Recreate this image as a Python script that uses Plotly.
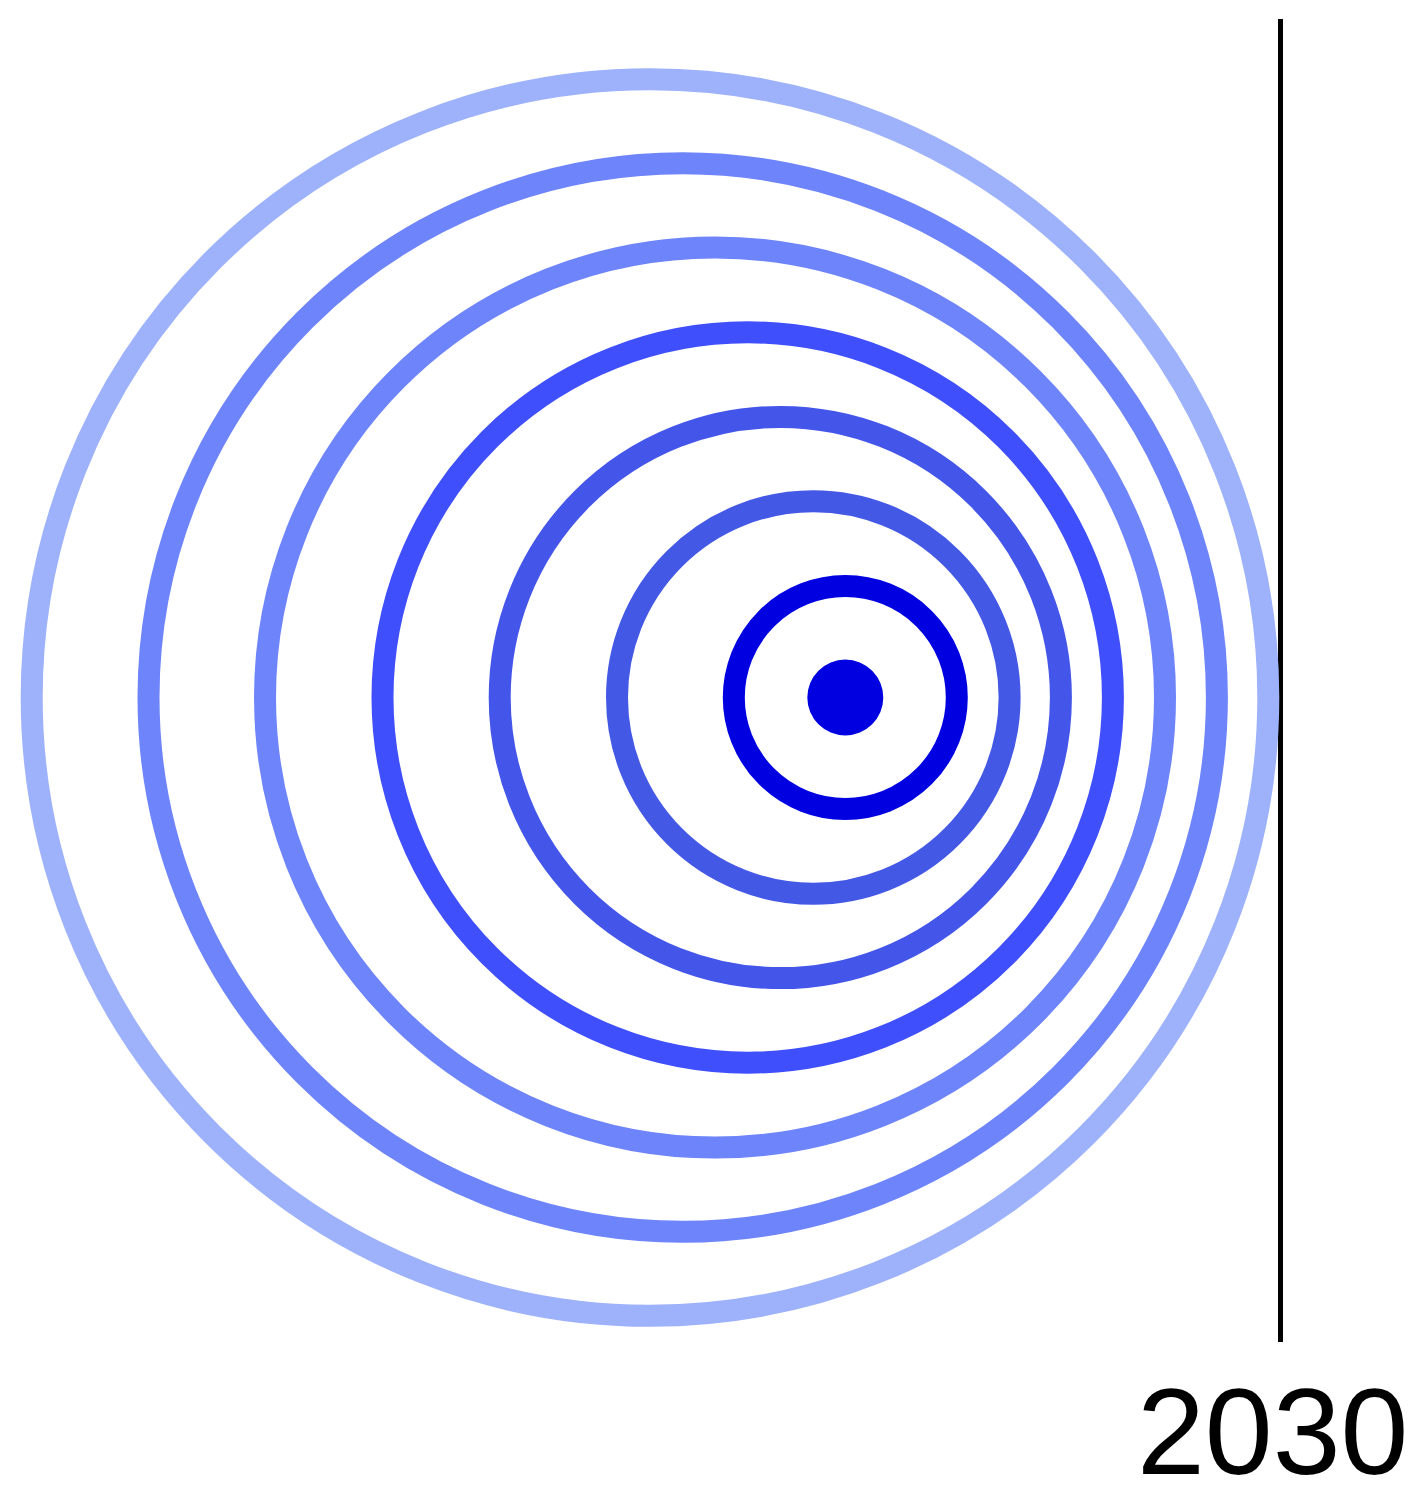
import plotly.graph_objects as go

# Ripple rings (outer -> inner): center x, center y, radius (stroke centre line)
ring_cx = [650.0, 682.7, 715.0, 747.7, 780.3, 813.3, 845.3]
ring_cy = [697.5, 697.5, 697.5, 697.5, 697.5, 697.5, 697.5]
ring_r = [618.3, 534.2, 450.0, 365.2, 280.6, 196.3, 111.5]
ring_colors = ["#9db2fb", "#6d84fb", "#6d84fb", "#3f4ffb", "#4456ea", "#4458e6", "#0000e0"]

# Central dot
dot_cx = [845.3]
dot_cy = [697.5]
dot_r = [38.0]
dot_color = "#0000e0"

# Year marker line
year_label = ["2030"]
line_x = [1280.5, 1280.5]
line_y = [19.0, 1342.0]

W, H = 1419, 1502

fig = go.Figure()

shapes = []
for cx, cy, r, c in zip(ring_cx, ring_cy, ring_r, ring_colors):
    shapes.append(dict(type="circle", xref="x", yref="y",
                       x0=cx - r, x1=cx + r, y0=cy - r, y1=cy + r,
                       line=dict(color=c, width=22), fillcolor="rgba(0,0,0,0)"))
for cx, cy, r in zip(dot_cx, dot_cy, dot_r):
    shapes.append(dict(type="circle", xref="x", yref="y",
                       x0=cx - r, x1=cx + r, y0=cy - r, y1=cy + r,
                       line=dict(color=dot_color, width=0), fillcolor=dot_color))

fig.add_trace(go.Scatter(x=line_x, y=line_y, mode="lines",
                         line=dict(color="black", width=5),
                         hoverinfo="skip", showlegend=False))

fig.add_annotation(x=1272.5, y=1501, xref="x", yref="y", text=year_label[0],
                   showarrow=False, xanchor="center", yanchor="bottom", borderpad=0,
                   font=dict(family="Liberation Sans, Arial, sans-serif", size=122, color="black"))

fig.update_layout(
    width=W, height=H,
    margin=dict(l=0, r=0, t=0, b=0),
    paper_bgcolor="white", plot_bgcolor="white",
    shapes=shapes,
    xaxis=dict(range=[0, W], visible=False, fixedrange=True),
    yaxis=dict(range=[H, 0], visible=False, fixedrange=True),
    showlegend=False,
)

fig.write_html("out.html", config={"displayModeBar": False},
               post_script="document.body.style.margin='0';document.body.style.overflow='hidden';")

» **WHAT TO DO**:
Images should not appear in the copy; retype the listing above exactly.

» **OUTPUT FOR THIS EXERCISE**:
Recreate this image as a Python script that uses Plotly.
import plotly.graph_objects as go

# Ripple rings (outer -> inner): center x, center y, radius (stroke centre line)
ring_cx = [650.0, 682.7, 715.0, 747.7, 780.3, 813.3, 845.3]
ring_cy = [697.5, 697.5, 697.5, 697.5, 697.5, 697.5, 697.5]
ring_r = [618.3, 534.2, 450.0, 365.2, 280.6, 196.3, 111.5]
ring_colors = ["#9db2fb", "#6d84fb", "#6d84fb", "#3f4ffb", "#4456ea", "#4458e6", "#0000e0"]

# Central dot
dot_cx = [845.3]
dot_cy = [697.5]
dot_r = [38.0]
dot_color = "#0000e0"

# Year marker line
year_label = ["2030"]
line_x = [1280.5, 1280.5]
line_y = [19.0, 1342.0]

W, H = 1419, 1502

fig = go.Figure()

shapes = []
for cx, cy, r, c in zip(ring_cx, ring_cy, ring_r, ring_colors):
    shapes.append(dict(type="circle", xref="x", yref="y",
                       x0=cx - r, x1=cx + r, y0=cy - r, y1=cy + r,
                       line=dict(color=c, width=22), fillcolor="rgba(0,0,0,0)"))
for cx, cy, r in zip(dot_cx, dot_cy, dot_r):
    shapes.append(dict(type="circle", xref="x", yref="y",
                       x0=cx - r, x1=cx + r, y0=cy - r, y1=cy + r,
                       line=dict(color=dot_color, width=0), fillcolor=dot_color))

fig.add_trace(go.Scatter(x=line_x, y=line_y, mode="lines",
                         line=dict(color="black", width=5),
                         hoverinfo="skip", showlegend=False))

fig.add_annotation(x=1272.5, y=1501, xref="x", yref="y", text=year_label[0],
                   showarrow=False, xanchor="center", yanchor="bottom", borderpad=0,
                   font=dict(family="Liberation Sans, Arial, sans-serif", size=122, color="black"))

fig.update_layout(
    width=W, height=H,
    margin=dict(l=0, r=0, t=0, b=0),
    paper_bgcolor="white", plot_bgcolor="white",
    shapes=shapes,
    xaxis=dict(range=[0, W], visible=False, fixedrange=True),
    yaxis=dict(range=[H, 0], visible=False, fixedrange=True),
    showlegend=False,
)

fig.write_html("out.html", config={"displayModeBar": False},
               post_script="document.body.style.margin='0';document.body.style.overflow='hidden';")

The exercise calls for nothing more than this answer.